The Mammoth Site to excavate Ice Age bison at Minnesota bog
HOT SPRINGS, S.D. – An ancestor of one of South Dakota’s iconic animals will soon be added to a local Ice Age museum.
On Wednesday, The Mammoth Site of Hot Springs announced plans to excavate Ice Age bison fossils at the Snake River Fossil Site in Minnesota.
Paleontologists will set up four test pits within a peat bog on the Snake River Bison Farm from May 5 to May 11. During that time, crews will conduct studies on the land and attempt to dig for Bison antiquus fossils within a layer of earth dating back to the late Ice Age – over 10,000 years ago.
Researchers will also invite area schools to watch as they work at the dig site.
Initial digs conducted by The Mammoth Site on the farm’s pastures turned up various fossils.

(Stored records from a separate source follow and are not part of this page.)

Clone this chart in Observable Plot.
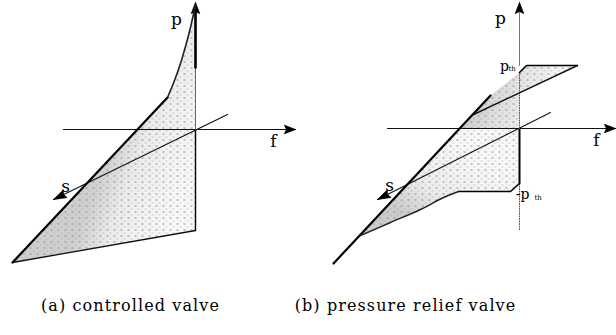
<!DOCTYPE html>
<html><head><meta charset="utf-8">
<script src="https://cdn.jsdelivr.net/npm/d3@7"></script>
<script src="https://cdn.jsdelivr.net/npm/@observablehq/plot@0.6"></script>
<style>body{margin:0;background:#fff}</style>
</head><body><div id="chart"></div>
<script>
// Diagram coordinates of the figure (x to the right, y downward)

// ---- panel (a) controlled valve ----
const aAxisF = [[63,129],[295,129]];
const aAxisP = [[195,230],[195,2]];
const aAxisS = [[227,114],[53,199]];
const aSurface = [[12,262],[195,230],[195,5],[192,18],[189,31],[185,46],[180,63],[174,80],[167,97]];
const aBottomEdge = [[12,262],[195,230]];
const aBoldEdge = [[12,262],[167,97]];
const aCurveEdge = [[167,97],[174,80],[180,63],[185,46],[189,31],[192,18],[195,5]];
const aBoldP = [[195,12],[195,67]];
const aGrayP = [[195,67],[195,129]];
const aSolidP = [[195,129],[195,230]];

// ---- panel (b) pressure relief valve ----
const bAxisF = [[387,128],[615,128]];
const bAxisP = [[519,230],[519,2]];
const bAxisS = [[550,112],[377,199]];
const bBoldEdge = [[333,263],[490,95]];
const bUpperStep = [[577,65],[526,65],[519,72]];
const bUpperSlant = [[577,65],[471,115]];
const bLowerStep = [[519,183],[510,191],[458,191]];
const bLowerCurve = [[458,191],[443,197],[420,209],[390,222],[360,235]];
const bUpperSurface = [[459,128],[490,95],[519,72],[526,65],[577,65],[519,93],[519,128]];
const bLowerSurface = [[459,128],[360,235],[390,222],[420,209],[443,197],[458,191],[510,191],[519,183],[519,128]];
const bSolidP = [[519,128],[519,183]];
const bDottedP = [[[519,72],[519,128]],[[519,183],[519,230]]];
const bGrayP = [[519,12],[519,65]];

// ---- texts ----
const axisLabels = ["p","f","s","p","f","s"];
const axisLabelX = [176,273,65,500,596,389];
const axisLabelY = [19,141,186,18,140,185];
const thresholdLabels = ["p","-p"];
const thresholdX = [504,522];
const thresholdY = [66,194];
const thresholdSub = ["th","th"];
const thresholdSubX = [508,534];
const thresholdSubY = [68,197];
const captions = ["(a) controlled valve","(b) pressure relief valve"];
const captionX = [130,405];
const captionY = [305,305];

// arrowheads derived from the axis segments
function head(seg, len, half) {
  const [[x0,y0],[x1,y1]] = seg;
  const dx = x1-x0, dy = y1-y0, n = Math.hypot(dx,dy);
  const ux = dx/n, uy = dy/n;
  const bx = x1-ux*len, by = y1-uy*len;
  return [[x1,y1],[bx-uy*half,by+ux*half],[bx+ux*2,by+uy*2],[bx+uy*half,by-ux*half],[x1,y1]];
}
const axes = [aAxisF,aAxisP,aAxisS,bAxisF,bAxisP,bAxisS];
const heads = axes.map((s,i) => head(s, i%3===2 ? 13 : 11, 4.2).map(p => ({x:p[0], y:p[1], id:i}))).flat();

const pts = arr => arr.map(p => ({x:p[0], y:p[1]}));
const segs = list => list.map((s,i) => s.map(p => ({x:p[0], y:p[1], id:i}))).flat();
const XY = {x:"x", y:"y"};

const serif = "DejaVu Serif";

const chart = Plot.plot({
  width: 616, height: 335, margin: 0,
  x: {domain:[0,616], range:[0,616], axis:null},
  y: {domain:[0,335], range:[0,335], axis:null},
  style: {background:"#fff", fontFamily: serif},
  marks: [
    // shaded surfaces
    Plot.line(pts(aSurface), {...XY, fill:"url(#gradA)", stroke:"none"}),
    Plot.line(pts(aSurface), {...XY, fill:"url(#stip)", stroke:"none"}),
    Plot.line(pts(bUpperSurface), {...XY, fill:"url(#gradB)", stroke:"none"}),
    Plot.line(pts(bUpperSurface), {...XY, fill:"url(#stip)", stroke:"none"}),
    Plot.line(pts(bLowerSurface), {...XY, fill:"url(#gradC)", stroke:"none"}),
    Plot.line(pts(bLowerSurface), {...XY, fill:"url(#stip)", stroke:"none"}),
    // axes
    Plot.line(segs([aAxisF, aAxisS, bAxisF, bAxisS]), {...XY, z:"id", stroke:"#111", strokeWidth:1.1}),
    Plot.line(pts(aSolidP), {...XY, stroke:"#000", strokeWidth:1.4}),
    Plot.line(pts(aGrayP), {...XY, stroke:"#666", strokeWidth:1}),
    Plot.line(pts(aBoldP), {...XY, stroke:"#000", strokeWidth:2.6}),
    Plot.line(pts(bGrayP), {...XY, stroke:"#777", strokeWidth:1}),
    Plot.line(pts(bSolidP), {...XY, stroke:"#000", strokeWidth:2}),
    Plot.line(segs(bDottedP), {...XY, z:"id", stroke:"#555", strokeWidth:1, strokeDasharray:"1,1.5"}),
    Plot.line(heads, {...XY, z:"id", fill:"#000", stroke:"#000", strokeWidth:0.8}),
    // edges
    Plot.line(pts(aBottomEdge), {...XY, stroke:"#111", strokeWidth:1.3}),
    Plot.line(pts(aBoldEdge), {...XY, stroke:"#000", strokeWidth:2.2}),
    Plot.line(pts(aCurveEdge), {...XY, stroke:"#222", strokeWidth:1.6, curve:"catmull-rom"}),
    Plot.line(pts(bBoldEdge), {...XY, stroke:"#000", strokeWidth:2.2}),
    Plot.line(pts(bUpperStep), {...XY, stroke:"#000", strokeWidth:1.6}),
    Plot.line(pts(bUpperSlant), {...XY, stroke:"#111", strokeWidth:1.4}),
    Plot.line(pts(bLowerStep), {...XY, stroke:"#000", strokeWidth:1.6}),
    Plot.line(pts(bLowerCurve), {...XY, stroke:"#222", strokeWidth:1.4, curve:"catmull-rom"}),
    // labels
    Plot.text(axisLabels, {x:(d,i)=>axisLabelX[i], y:(d,i)=>axisLabelY[i], text:d=>d, fontSize:17, fontFamily:serif, fill:"#000"}),
    Plot.text(thresholdLabels, {x:(d,i)=>thresholdX[i], y:(d,i)=>thresholdY[i], text:d=>d, fontSize:14, fontFamily:serif, fill:"#000", textAnchor:(d,i)=>i===0?"end":"start"}),
    Plot.text(thresholdSub, {x:(d,i)=>thresholdSubX[i], y:(d,i)=>thresholdSubY[i], text:d=>d, fontSize:7, fontFamily:serif, fill:"#000", textAnchor:"start"}),
    Plot.text(captions, {x:(d,i)=>captionX[i], y:(d,i)=>captionY[i], text:d=>d, fontSize:16, fontFamily:serif, fill:"#000"})
  ]
});

// widen the caption lettering a little (reference uses a wide serif face)
chart.querySelectorAll("text").forEach(t => {
  if (captions.includes(t.textContent)) t.setAttribute("letter-spacing", "1.1");
});

// stipple pattern and soft gradients for the shaded surfaces
const defs = document.createElementNS("http://www.w3.org/2000/svg","defs");
defs.innerHTML = `
<pattern id="stip" width="7" height="6" patternUnits="userSpaceOnUse">
  <rect x="1" y="1" width="2" height="1" fill="#8a8a8a"/>
  <rect x="4.5" y="4" width="1" height="1" fill="#a0a0a0"/>
</pattern>
<linearGradient id="gradA" gradientUnits="userSpaceOnUse" x1="120" y1="120" x2="200" y2="150">
  <stop offset="0" stop-color="#cfcfcf"/><stop offset="0.35" stop-color="#ececec"/><stop offset="1" stop-color="#f8f8f8"/>
</linearGradient>
<linearGradient id="gradB" gradientUnits="userSpaceOnUse" x1="470" y1="90" x2="540" y2="120">
  <stop offset="0" stop-color="#c8c8c8"/><stop offset="0.5" stop-color="#e2e2e2"/><stop offset="1" stop-color="#f6f6f6"/>
</linearGradient>
<linearGradient id="gradC" gradientUnits="userSpaceOnUse" x1="420" y1="225" x2="470" y2="150">
  <stop offset="0" stop-color="#cccccc"/><stop offset="0.4" stop-color="#ececec"/><stop offset="1" stop-color="#f8f8f8"/>
</linearGradient>`;
chart.insertBefore(defs, chart.firstChild);
document.getElementById("chart").appendChild(chart);
</script>
</body></html>
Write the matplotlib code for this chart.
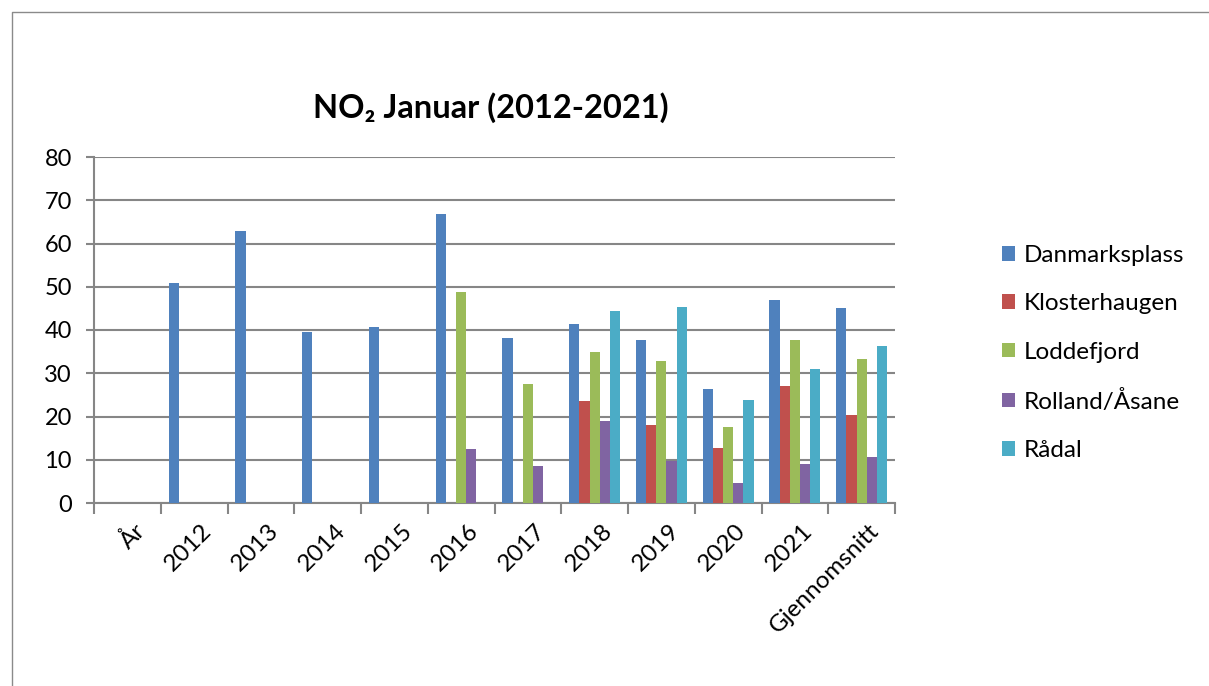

The remains and informational panels on the fossil site have been added to the Ice Age Exhibit Hall as new features.
While bison bones have not been found in the Mammoth Site’s bone-bed, the beasts and their evolved descendants were and are major contributors to the Midwest ecosystem.
To that end, according to Mammoth Site Research Director Jim Meade, scientists hope to extrapolate acquired data to South Dakota’s plains to get a glimpse at what life was like millennia ago.
“It hasn’t always been a prairie out here. ‘When did that change from the Ice Age spruce forest and open grassland to the prairie we see today?'” Meade posed. “The only way we can do that is to go out and excavate.”
South Dakota Community Foundation also presented a $20,000 ADA Accessibility Grant to the museum that same Wednesday.
The grant funds will help pay for the installation of an elevator at the site to increase accessibility along tour routes.